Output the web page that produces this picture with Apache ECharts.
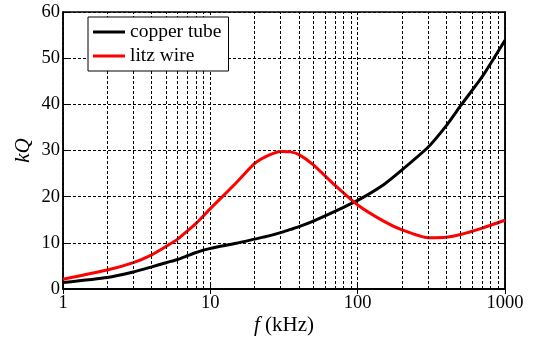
<!DOCTYPE html>
<html>
<head>
<meta charset="utf-8">
<script src="https://cdn.jsdelivr.net/npm/echarts@6/dist/echarts.min.js"></script>
<style>
  html, body { margin: 0; padding: 0; background: #fff; }
  #chart { width: 536px; height: 339px; }
</style>
</head>
<body>
<div id="chart"></div>
<script>
// frequency in kHz
const freq   = [1, 2, 3, 4, 5, 6, 7, 8, 10, 15, 20, 25, 30, 35, 40, 50, 70, 100, 150, 200, 300, 400, 500, 700, 1000];
const copper = [1.4, 2.5, 3.7, 4.8, 5.7, 6.4, 7.2, 7.9, 8.8, 9.9, 10.8, 11.5, 12.2, 12.9, 13.5, 14.7, 16.8, 19.2, 22.6, 25.8, 30.7, 35.4, 39.7, 46.0, 53.9];
const litz   = [2.1, 4.1, 5.7, 7.4, 9.2, 10.8, 12.6, 14.2, 17.4, 23.0, 27.2, 29.0, 29.8, 29.7, 29.1, 26.9, 22.5, 18.2, 14.7, 12.8, 11.1, 11.2, 11.8, 13.2, 14.9];
const minorTicks = [2, 3, 4, 5, 6, 7, 8, 9, 20, 30, 40, 50, 60, 70, 80, 90, 200, 300, 400, 500, 600, 700, 800, 900];

const font = 'Liberation Serif';
const dash = [3, 2];

const chart = echarts.init(document.getElementById('chart'));
chart.setOption({
  animation: false,
  textStyle: { fontFamily: font },
  grid: { left: 63, right: 31, top: 12, bottom: 50, outerBoundsMode: 'none', containLabel: false,
    show: true, borderColor: '#000', borderWidth: 1.5 },
  legend: {
    data: ['copper tube', 'litz wire'],
    orient: 'vertical', left: 88, top: 17, z: 100, zlevel: 1,
    padding: [5, 7, 5, 5], itemGap: 4,
    itemWidth: 32, itemHeight: 3, icon: 'rect',
    backgroundColor: '#fff', borderColor: '#000', borderWidth: 1,
    textStyle: { fontFamily: font, fontSize: 19.5, color: '#000' },
  },
  xAxis: [{
    type: 'log', logBase: 10, min: 1, max: 1000,
    name: '{i|f} (kHz)', nameLocation: 'middle', nameGap: 26, nameMoveOverlap: false,
    nameTextStyle: { fontFamily: font, fontSize: 21, color: '#000',
      rich: { i: { fontFamily: font, fontStyle: 'italic', fontSize: 21, color: '#000' } } },
    axisLine: { lineStyle: { color: '#000', width: 1.5 } },
    axisTick: { inside: true, length: 5, lineStyle: { color: '#000' } },
    axisLabel: { color: '#000', fontSize: 18.5, fontFamily: font, margin: 5, formatter: v => String(v) },
    splitLine: { show: true, lineStyle: { color: '#000', type: dash, width: 1 } },
  }, {
    type: 'log', logBase: 10, min: 1, max: 1000, position: 'top',
    axisLine: { lineStyle: { color: '#000', width: 1.5 } },
    axisTick: { inside: true, length: 5, lineStyle: { color: '#000' } },
    axisLabel: { show: false }, splitLine: { show: false },
  }],
  yAxis: [{
    type: 'value', min: 0, max: 60, interval: 10,
    name: 'kQ', nameLocation: 'middle', nameGap: 29, nameRotate: 90, nameMoveOverlap: false,
    nameTextStyle: { fontFamily: font, fontStyle: 'italic', fontSize: 21, color: '#000' },
    axisLine: { show: true, lineStyle: { color: '#000', width: 1.5 } },
    axisTick: { show: true, inside: true, length: 5, lineStyle: { color: '#000' } },
    axisLabel: { color: '#000', fontSize: 18.5, fontFamily: font, margin: 3 },
    splitLine: { show: true, lineStyle: { color: '#000', type: dash, width: 1 } },
  }, {
    type: 'value', min: 0, max: 60, interval: 10, position: 'right',
    axisLine: { show: true, lineStyle: { color: '#000', width: 1.5 } },
    axisTick: { show: true, inside: true, length: 5, lineStyle: { color: '#000' } },
    axisLabel: { show: false }, splitLine: { show: false },
  }],
  series: [
    {
      name: 'minor', type: 'line', data: [], z: 1, silent: true,
      markLine: {
        silent: true, symbol: 'none', animation: false,
        label: { show: false },
        lineStyle: { color: '#000', type: dash, width: 1 },
        data: minorTicks.map(v => ({ xAxis: v })),
      },
    },
    {
      name: 'copper tube', type: 'line', z: 3,
      data: freq.map((f, i) => [f, copper[i]]),
      showSymbol: false, smooth: 0.2,
      lineStyle: { color: '#000', width: 3 }, itemStyle: { color: '#000' },
    },
    {
      name: 'litz wire', type: 'line', z: 4,
      data: freq.map((f, i) => [f, litz[i]]),
      showSymbol: false, smooth: 0.2,
      lineStyle: { color: '#ff0000', width: 3 }, itemStyle: { color: '#ff0000' },
    },
  ],
});
</script>
</body>
</html>
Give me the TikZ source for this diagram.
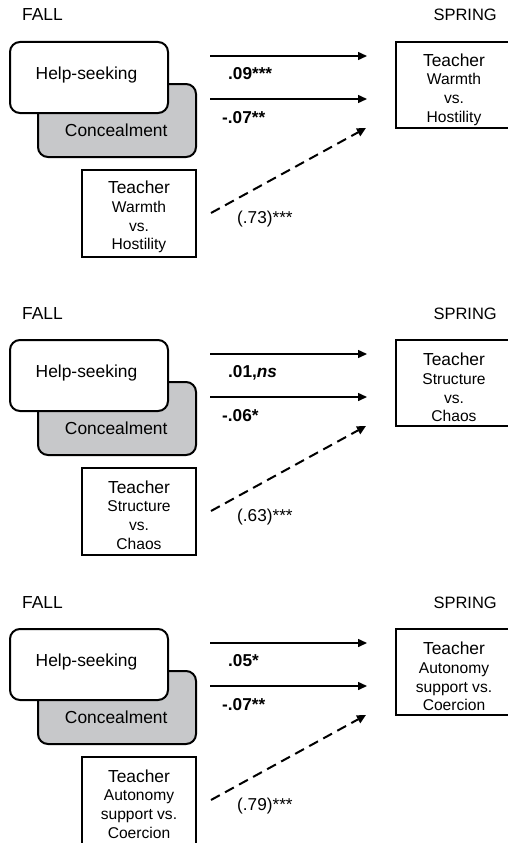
\documentclass[tikz,border=0pt]{standalone}
\usepackage{fontspec}
\setmainfont{Liberation Sans}
\usetikzlibrary{arrows.meta}
\definecolor{concgray}{RGB}{199,200,202}
\tikzset{
  boxline/.style={draw=black, line width=2pt},
  helpbox/.style={boxline, rounded corners=10pt, fill=white, minimum width=158pt, minimum height=71pt, inner sep=0pt},
  concbox/.style={boxline, rounded corners=10pt, fill=concgray, minimum width=158pt, minimum height=73pt, inner sep=0pt},
  varbox/.style={boxline, fill=white, inner sep=0pt},
  bigtxt/.style={font=\fontsize{17.4}{20}\selectfont, inner sep=0pt, anchor=base},
  vartxt/.style={font=\fontsize{15.6}{18.7}\selectfont, inner sep=0pt, align=center},
  coeftxt/.style={font=\fontsize{17.2}{20}\selectfont, inner sep=0pt, anchor=base west},
  pathline/.style={line width=1.5pt, -{Triangle[length=9pt,width=8pt]}},
  dashline/.style={line width=2pt, dash pattern=on 10pt off 6pt, -{Triangle[length=9pt,width=8.5pt]}},
}
% #1 y offset, #2 suffix, #3 coef 1, #4 coef 2, #5 stability, #6 #7 #8 lines of the teacher variable
\newcommand\drawpanel[8]{%
  \begin{scope}[shift={(0,#1)}]
    \node[bigtxt, anchor=base west] (fall#2) at (22,21) {FALL};
    \node[bigtxt, anchor=base east, font=\fontsize{16.5}{20}\selectfont] (spring#2) at (497,21) {SPRING};
    \node[concbox] (conc#2) at (117,120.5) {};
    \node[helpbox] (help#2) at (89,77.5) {};
    \node[bigtxt] (helpt#2) at (86.5,79) {Help-seeking};
    \node[bigtxt] (conct#2) at (116.2,136) {Concealment};
    \node[varbox, minimum width=124pt, minimum height=86pt] (post#2) at (458,85) {};
    \node[vartxt] (postt#2) at (454,89.5) {{\fontsize{17.4}{18.7}\selectfont Teacher}\\#6\\#7\\#8};
    \node[varbox, minimum width=114pt, minimum height=87pt] (pre#2) at (139,213.5) {};
    \node[vartxt] (pret#2) at (139,217) {{\fontsize{17.4}{18.7}\selectfont Teacher}\\#6\\#7\\#8};
    \coordinate (hs#2) at (210,56);
    \coordinate (he#2) at (367,56);
    \coordinate (cs#2) at (210,99);
    \coordinate (ce#2) at (367,99);
    \coordinate (ds#2) at (211,213);
    \coordinate (de#2) at (366,128);
    \draw[pathline] (hs#2) -- (he#2);
    \draw[pathline] (cs#2) -- (ce#2);
    \draw[dashline] (ds#2) -- (de#2);
    \node[coeftxt] (c1#2) at (228,79) {#3};
    \node[coeftxt] (c2#2) at (222,123) {#4};
    \node[coeftxt] (c3#2) at (237,223) {#5};
  \end{scope}%
}
\begin{document}
\begin{tikzpicture}[x=1pt, y=-1pt]
  \useasboundingbox[fill=white] (0,0) rectangle (508,843);
  \drawpanel{0}{A}{\textbf{.09***}}{\textbf{-.07**}}{(.73)***}{Warmth}{vs.}{Hostility}
  \drawpanel{298}{B}{\textbf{.01,\textit{ns}}}{\textbf{-.06*}}{(.63)***}{Structure}{vs.}{Chaos}
  \drawpanel{587}{C}{\textbf{.05*}}{\textbf{-.07**}}{(.79)***}{Autonomy}{support vs.}{Coercion}
\end{tikzpicture}
\end{document}
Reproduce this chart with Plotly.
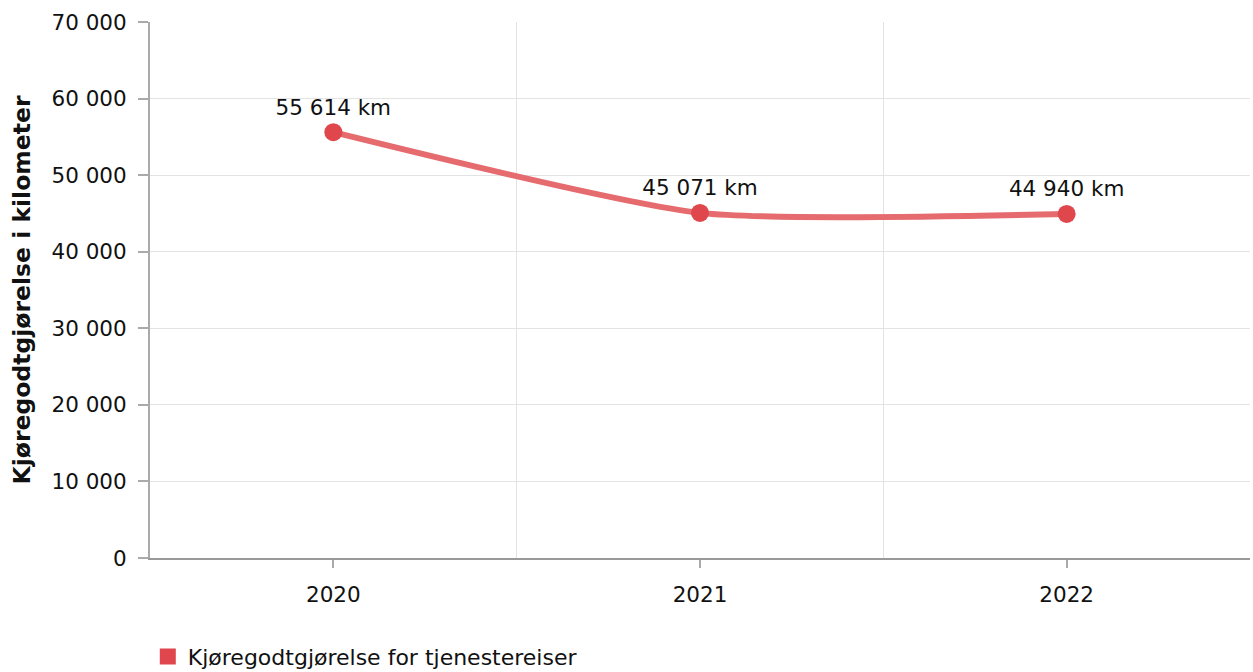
import plotly.graph_objects as go

years = [2020, 2021, 2022]
values = [55614, 45071, 44940]
series_name = "Kjøregodtgjørelse for tjenestereiser"
y_title = "Kjøregodtgjørelse i kilometer"
y_ticks = [0, 10000, 20000, 30000, 40000, 50000, 60000, 70000]

FONT = "DejaVu Sans"
FS = 21.5
line_color = "#e56b6e"
marker_color = "#e0474c"

fig = go.Figure()
fig.add_trace(go.Scatter(
    x=years, y=values, mode="lines+markers+text",
    line=dict(color=line_color, width=6, shape="spline", smoothing=0.6),
    marker=dict(color=marker_color, size=18),
    text=values, texttemplate="%{y:,} km", textposition="top center",
    textfont=dict(family=FONT, size=FS, color="#111111"),
    showlegend=False, cliponaxis=False,
))
fig.add_trace(go.Scatter(
    x=[None], y=[None], mode="markers", name=series_name,
    marker=dict(color=marker_color, size=16, symbol="square"),
    showlegend=True,
))

fig.update_layout(
    width=1253, height=672,
    margin=dict(l=150, r=3, t=22, b=114, autoexpand=False),
    paper_bgcolor="white", plot_bgcolor="white",
    separators=", ",
    font=dict(family=FONT, size=FS, color="#111111"),
    legend=dict(orientation="h", x=-0.002, xanchor="left", y=-0.145, yanchor="top",
                font=dict(family=FONT, size=22, color="#111111"),
                itemwidth=30),
    xaxis=dict(
        range=[years[0] - 0.5, years[-1] + 0.5], automargin=False,
        tickmode="array", tickvals=years, ticktext=[str(y) for y in years],
        ticks="outside", ticklen=8, tickcolor="#aaaaaa", tickwidth=1.5,
        ticklabelstandoff=8,
        showgrid=False, zeroline=False,
        showline=True, linecolor="#999999", linewidth=2,
        minor=dict(dtick=1, tick0=years[0] - 0.5, showgrid=True,
                   gridcolor="#e3e3e3", gridwidth=1, ticks=""),
        tickfont=dict(family=FONT, size=FS),
    ),
    yaxis=dict(
        range=[0, 70000], tickmode="array", tickvals=y_ticks, automargin=False,
        tickformat=",d",
        ticks="outside", ticklen=10, tickcolor="#aaaaaa", tickwidth=1.5,
        ticklabelstandoff=7,
        showgrid=True, gridcolor="#e3e3e3", gridwidth=1, zeroline=False,
        showline=True, linecolor="#aaaaaa", linewidth=2,
        tickfont=dict(family=FONT, size=FS),
        title=dict(text="<b>" + y_title + "</b>", font=dict(family=FONT, size=23.5), standoff=14),
    ),
)

fig.write_html("out.html", config={"displayModeBar": False},
               post_script="document.body.style.margin='0px';")
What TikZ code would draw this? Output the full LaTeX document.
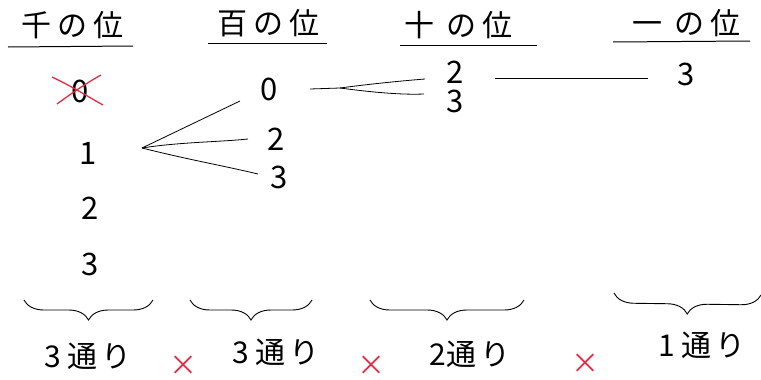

DIRECTIVE: Every line from the one containing "Reproduce this chart with Plotly." to the one containing "y_ticks = [0, 10000, 20000, 30000, 40000, 50000, 60000, 70000]" should be output exactly, both ends included. Nothing else goes in, and no pictures either.

FINAL RESULT:
Reproduce this chart with Plotly.
import plotly.graph_objects as go

years = [2020, 2021, 2022]
values = [55614, 45071, 44940]
series_name = "Kjøregodtgjørelse for tjenestereiser"
y_title = "Kjøregodtgjørelse i kilometer"
y_ticks = [0, 10000, 20000, 30000, 40000, 50000, 60000, 70000]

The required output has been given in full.